Ainda deitada, abro os olhos, mas não movo nenhum músculo. Qualquer movimento pode acabar com a beleza que vejo pela janela. Aqui dentro, não da casa, mas da cabeça, só restam expectativas. Será que hoje está tudo bem?
Em menos de um instante sou obrigada a me mover, afinal a vida acontece, a gente respira. A beleza dá lugar a dor que toma todo o hemisfério direito da minha cabeça, pescoço, ombro e uma parte das costas. O dia está bonito lá fora, mas eu precisarei ficar aqui dentro.
Começa uma rotina que comecei a criar ainda criança. Alongar o corpo, beber água, tomar café preto, tomar banho, comer alguma coisa salgada, beber água com gengibre, tomar um remédio e esperar, fazer massagem, tentar outro remédio, tentar exercícios de respiração, cochilar, tomar um ar, me agasalhar. A lista é enorme e não para de crescer.
Já falaram que eu deveria impor minha vontade ao meu cérebro, ordenar que minha cabeça parasse de doer. Já falaram que eu deveria ter mais fé em uma cura. Religiosos e ateus usando o mesmo raciocínio, praticamente me responsabilizar, me chamar de fraca por sentir dor. Imagine o que não escuta quem enfrenta um câncer ou alguma outra doença mortal.
Pela janela vejo o céu de um azul profundo e algumas nuvens bem branquinhas. No cantinho do meu campo de visão, algumas folhas de árvore. As folhas se movem devagar, o que me faz pensar que o dia deve estar agradável. Talvez esteja, mas não sei dizer ao certo.

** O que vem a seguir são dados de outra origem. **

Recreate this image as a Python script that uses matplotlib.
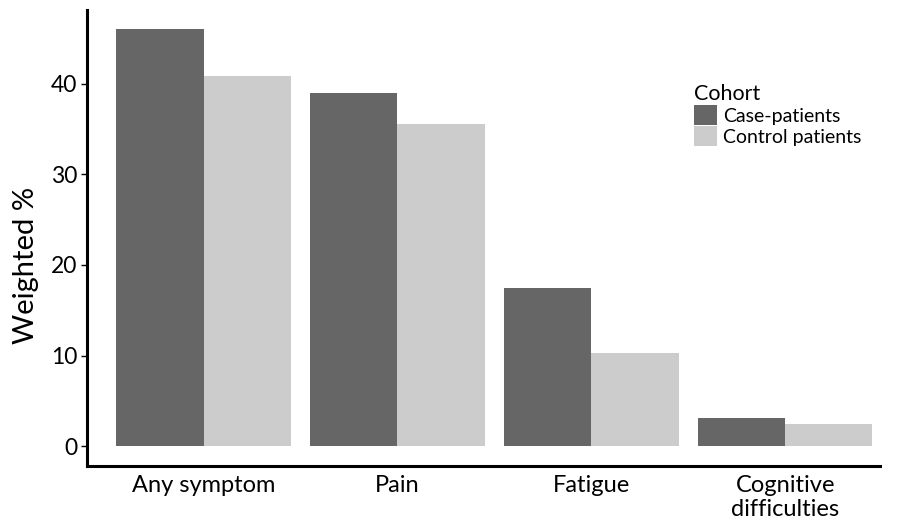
import numpy as np
import matplotlib
matplotlib.use("Agg")
import matplotlib.pyplot as plt

plt.rcParams['font.family'] = ['Lato', 'DejaVu Sans']

categories = ['Any symptom', 'Pain', 'Fatigue', 'Cognitive\ndifficulties']
case_pct = [46.0, 39.0, 17.4, 3.1]
control_pct = [40.8, 35.5, 10.3, 2.5]
cohorts = ['Case-patients', 'Control patients']

fig = plt.figure(figsize=(9, 5.31), dpi=100)
ax = fig.add_axes([0.097, 0.122, 0.881, 0.859])

x = np.arange(len(categories))
w = 0.45
ax.bar(x - w/2, case_pct, w, color='#666666', label=cohorts[0])
ax.bar(x + w/2, control_pct, w, color='#cccccc', label=cohorts[1])

ax.set_xlim(-0.6, 3.49)
ax.set_ylim(-2.2, 48.1)
ax.set_yticks([0, 10, 20, 30, 40])
ax.set_xticks(x)
ax.set_xticklabels(categories, va='top')
ax.tick_params(axis='x', length=0, labelsize=17, pad=6)
ax.tick_params(axis='y', length=4, width=1, labelsize=16.5, pad=3)
for s in ['top', 'right']:
    ax.spines[s].set_visible(False)
for s in ['left', 'bottom']:
    ax.spines[s].set_linewidth(2.2)
ax.set_ylabel('Weighted %', fontsize=21)
ax.yaxis.set_label_coords(-0.061, 0.44)

leg = ax.legend(title='Cohort', loc='upper left', bbox_to_anchor=(0.753, 0.86),
                frameon=False, fontsize=14, title_fontsize=15.5,
                handlelength=1.18, handleheight=1.18, handletextpad=0.3,
                labelspacing=0.08, borderpad=0)
leg._legend_box.align = 'left'

fig.savefig('out.png', dpi=100)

Eu suo frio e me sinto abafada ao mesmo tempo, perco a referência.
Meus pés estão gelados, sempre estão, mas sinto o ar pesado, quente ao meu redor. Será que estou respirando direito? Às vezes, quando a dor é muito forte tenho a impressão de que deixo de respirar tentando amenizar a dor. Claro que não funciona.
Busco os pontos de tensão, vou nos mais conhecidos e depois sigo a busca por novos. Tem um ponto na mão que dói bastante. Vários no ombro direito e alguns na cabeça. Já tentei técnicas de automassagem japonesa, indiana, chinesa, coreana. Já sai do trabalho e fui num salão pedindo “por favor, lava meu cabelo com água gelada e é só pra fazer um pouco de massagem na cabeça mesmo”. Compressas frias. A minha preferida é o saco de ervilha congelada.
Faz um dia bonito e eu estou sentada aqui, trabalhando mesmo que com dor. Alongo para esquerda e para a direita, peço para falarem mais baixo. Respiro fundo, passo uma pomada no ponto de tensão e continuo trabalhando. Ninguém do outro lado percebe a dor se eu não falar, o trabalho não atrasa.
Faz um dia bonito lá fora e eu estou imóvel na cama, se não tenho trabalho. Depois de um tempo ficar deitada dói, e eu tenho que achar outra coisa, recomeçar o ciclo banho, água, café, alongamento, comer, meditar e, dependendo, chorar.
Outro dia, que estava bem bonito, por sinal, estava trabalhando com muita dor, uma dor que já se seguia por dias. Fui incluída de repente em uma reunião e recebida com cobranças que não eram justas. Veja bem, eu não deveria responder pelo trabalho de outras pessoas se não tenho um cargo gerencial, mas quem quer se livrar do trabalho sempre tenta empurrar pra outra pessoa, no caso, eu.
Nesse dia eu mandei gente ficar quieta pra eu falar, não segui fazendo o que me pediam apesar da dor. Falei que cada um que assumisse sua responsabilidade e lidasse com seus BOs. Não aceitei o que me impuseram. Quando a reunião acabou a dor tinha passado.
E quem sente dor com frequência entende que nenhum dia é tão bonito quanto aquele em que a dor passa.